As part of the recent Library Systems funding call I am pleased to announce that seven new projects have been funded to explore the future of library systems. Details of the successful projects can be found below.
The Programme builds on significant work JISC, in collaboration with key sector bodies like SCONUL, has undertaken to explore the Library Management Systems (LMS) landscape and LMS innovation.
More recently the trajectory of this work led to a workshop at the University of Warwick that brought together senior library managers to explore the future of library systems (a blog post on the event and its outcomes can be found here).
This background work and the workshop has helped shape the funding call and the seven projects currently funded.
About the Projects
There will be one overarching synthesis and scoping project that will provide a new vision for the future of library systems and a ‘roadmap’ for the delivery of that vision.
University of Westminster
Partners: Sero Consulting
The LMS Change project will develop and disseminate a vision for the future of library systems and a delivery ‘roadmap’. Working with the companion Pathdinders, the project will explore the potential for new approaches to library systems infrastructure, taking account of considerations beyond the traditional LMS to include other business critical and curatorial systems, both within and above campus. The findings will be delivered in a single report, published in a highly navigable web format.
The programme will include six ‘pathfinder’ projects that will explore various aspects of library systems. The projects are:
Shared LMS: Business Case Evaluation
University of Cardiff
Building on the work of the earlier ‘WHELF: Sharing a Library Management System’ feasibility report the project will explore potential benefits and pain points inherent in a move from distributed to centralised hosting and infrastructure model for a suite of library systems software, while building a possible overall business case for such a move by the HEIs within the WHELF consortium.
The Benefits of Sharing (How would a Shared Library Management System improve services in Scotland?)
University of Edinburgh
Partners: The University of Stirling; SCURL (Scottish Confederation of University and Research Libraries)
This project will contribute towards a new vision for library systems by investigating the following question: “How would a shared library management system improve services in Scotland?”
HIKE (Huddersfield, Intota, KnowledgeBase+ Evaluation)
University of Huddersfield
Partners: JISC Collections, Serial Solutions
The project will build upon the work undertaken by Huddersfield as part of Phase I of the KB+ project, as an early adopter of Summon and the TERMS project, in order to carry out a full assessment of the compatibility of KB+ with Serials Solutions and an evaluation of the suitability and potential of Intota as a replacement to the traditional LMS in the UK market, given its relationship to and integration with a knowledgebase.

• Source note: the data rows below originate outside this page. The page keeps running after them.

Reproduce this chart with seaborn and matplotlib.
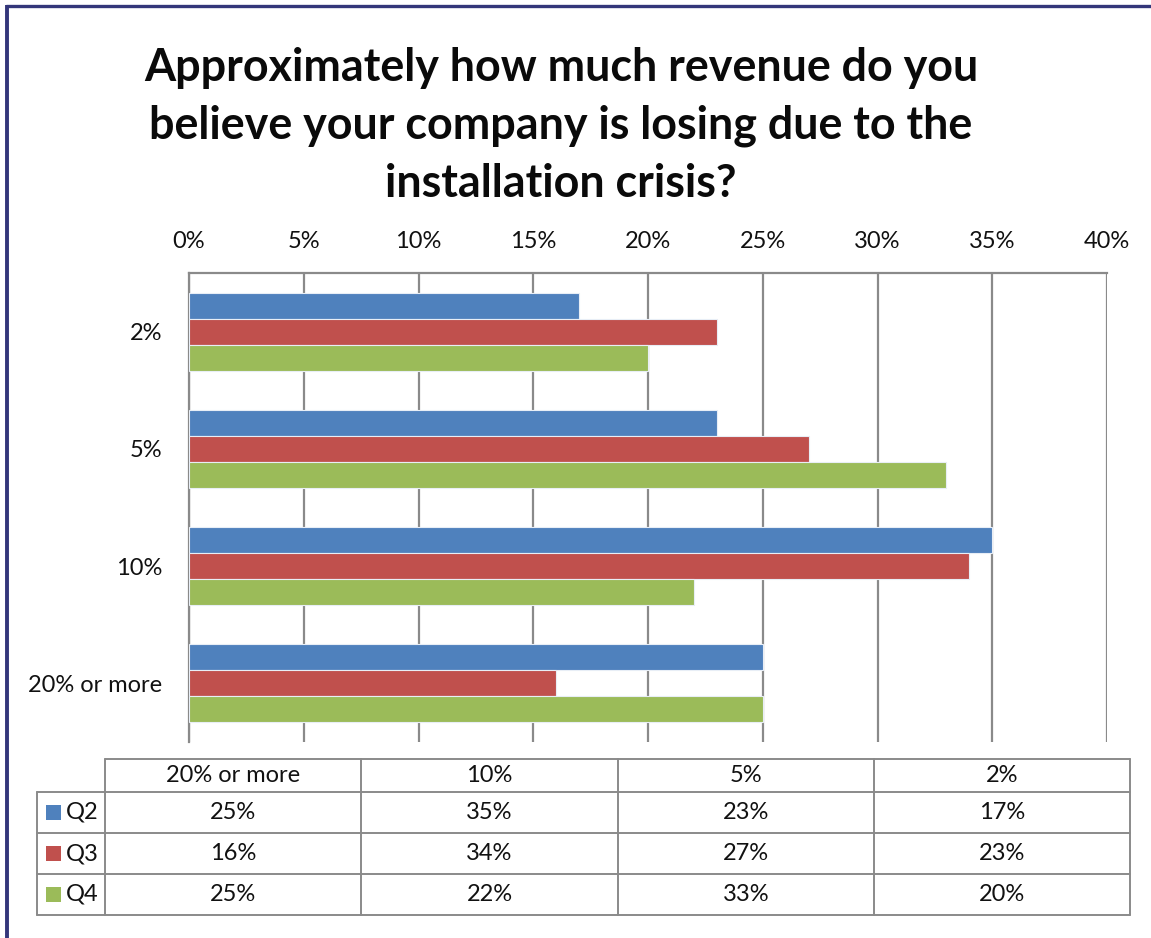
import matplotlib
matplotlib.use("Agg")
import matplotlib.pyplot as plt
from matplotlib.lines import Line2D
from matplotlib.patches import Rectangle
import pandas as pd
import seaborn as sns

# Survey answers and the share of respondents per quarter
categories = ["2%", "5%", "10%", "20% or more"]
series_names = ["Q2", "Q3", "Q4"]
q2_values = [17, 23, 35, 25]
q3_values = [23, 27, 34, 16]
q4_values = [20, 33, 22, 25]
x_ticks = [0, 5, 10, 15, 20, 25, 30, 35, 40]
title_text = ("Approximately how much revenue do you\n"
              "believe your company is losing due to the\n"
              "installation crisis?")

colors = ["#4F81BD", "#C0504D", "#9BBB59"]
grid_gray = "#8A8A8A"
frame_navy = "#33367A"
label_size = 17

sns.set_theme(style="white")
plt.rcParams["font.family"] = ["Lato", "DejaVu Sans"]

W, H = 1151, 938
fig = plt.figure(figsize=(W / 100, H / 100), dpi=100)
fig.patch.set_facecolor("white")

df = pd.DataFrame({
    "answer": categories * 3,
    "quarter": [s for s in series_names for _ in categories],
    "share": q2_values + q3_values + q4_values,
})

def fx(px):
    return px / W

def fy(py):
    return 1 - py / H

ax_left, ax_right, ax_top, ax_bottom = 189, 1107, 273, 742
ax = fig.add_axes([fx(ax_left), fy(ax_bottom), fx(ax_right - ax_left),
                   (ax_bottom - ax_top) / H])
sns.barplot(data=df, y="answer", x="share", hue="quarter", order=categories,
            hue_order=series_names, palette=colors, saturation=1, orient="h",
            width=0.667, gap=0, edgecolor="#E8EEF6", linewidth=0.8, ax=ax,
            legend=False, zorder=3)

ax.set_xlim(0, 40)
ax.set_ylim(3.5, -0.5)
ax.set_xticks(x_ticks)
ax.set_xticklabels([f"{t}%" for t in x_ticks], fontsize=label_size, color="#111111")
ax.xaxis.tick_top()
ax.tick_params(axis="x", length=0, pad=15)
ax.tick_params(axis="y", length=0, pad=19, labelsize=label_size, labelcolor="#111111")
ax.set_xlabel("")
ax.set_ylabel("")
ax.grid(axis="x", color=grid_gray, linewidth=1.6, zorder=0)
ax.set_axisbelow(True)
for side in ("right", "bottom"):
    ax.spines[side].set_visible(False)
for side in ("top", "left"):
    ax.spines[side].set_color(grid_gray)
    ax.spines[side].set_linewidth(1.6)

fig.text(fx(561), fy(126), title_text, ha="center", va="center",
         fontsize=32.3, fontweight="bold", color="#0A0A0A", linespacing=1.46)

# Data table under the plot
tab = fig.add_axes([0, 0, 1, 1])
tab.set_xlim(0, W)
tab.set_ylim(H, 0)
tab.axis("off")
tab.patch.set_alpha(0)

col_x = [105, 361, 618, 874, 1130]
row_y = [759, 792, 833, 874, 915]
legend_x0 = 37
lw_tab = 1.4
# header row outline
tab.add_line(Line2D([col_x[0], col_x[-1]], [row_y[0], row_y[0]], color=grid_gray, lw=lw_tab))
for y in row_y[1:]:
    tab.add_line(Line2D([legend_x0, col_x[-1]], [y, y], color=grid_gray, lw=lw_tab))
for x in col_x:
    tab.add_line(Line2D([x, x], [row_y[0], row_y[-1]], color=grid_gray, lw=lw_tab))
tab.add_line(Line2D([legend_x0, legend_x0], [row_y[1], row_y[-1]], color=grid_gray, lw=lw_tab))

table_cols = categories[::-1]
series_vals = [q2_values, q3_values, q4_values]
for j, cat in enumerate(table_cols):
    cx = (col_x[j] + col_x[j + 1]) / 2
    tab.text(cx, (row_y[0] + row_y[1]) / 2, cat, ha="center", va="center",
             fontsize=label_size, color="#111111")
    src = categories.index(cat)
    for i, vals in enumerate(series_vals):
        cy = (row_y[i + 1] + row_y[i + 2]) / 2
        tab.text(cx, cy, f"{vals[src]}%", ha="center", va="center",
                 fontsize=label_size, color="#111111")
for i, name in enumerate(series_names):
    cy = (row_y[i + 1] + row_y[i + 2]) / 2
    tab.add_patch(Rectangle((46, cy - 7.5), 15, 15, facecolor=colors[i], edgecolor="none"))
    tab.text(66, cy, name, ha="left", va="center", fontsize=label_size, color="#111111")

# outer frame
tab.add_line(Line2D([6, W], [6, 6], color=frame_navy, lw=2.4, solid_capstyle="butt"))
tab.add_line(Line2D([7, 7], [5, H], color=frame_navy, lw=2.8, solid_capstyle="butt"))

fig.savefig("out.png", dpi=100, facecolor="white")
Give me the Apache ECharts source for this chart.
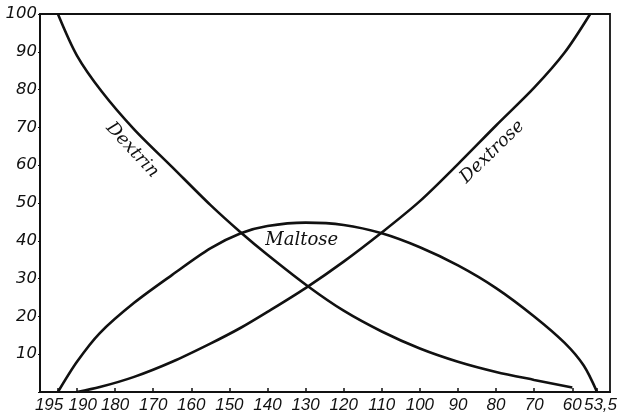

E-BASS25 (E-Books Acquisition as a Shared Service in M25)
Royal Holloway, University of London
Partners: Kingston University, JISC Collections
The project will deliver a series of linked reports and guidelines which will form a navigation tool for consortia seeking to embark on collaborative purchasing of e-books with particular reference to the Patron Driven Acquisition of eBooks.
Anthologizr: On demand e-publishing from OA repositories
University of London
Using the EPrints repository software as its basis, the project will develop an extension to enable and support the creation of user-defined anthologies of items in the repository, using the open EPUB e-book standard.
Collaborative Collection Management
Kings College London
Partners: Senate House Library, University of London; Mimas; RLUK
Against a pressurised backdrop of economic challenges, teaching and learning physical space redevelopment needs, growing awareness of the student experience concept, and the ongoing move to ‘e’ only, the need to better manage collections has grown evermore urgent while at the same time becoming an increasingly complex and difficult problem space. This project will see King’s College London and Senate House libraries collaborate on above campus initiatives around collection management for the benefit of students and researchers.
Further information about these projects and about the future of library systems in general will shortly be available from the Information and Library Infrastructure webpages.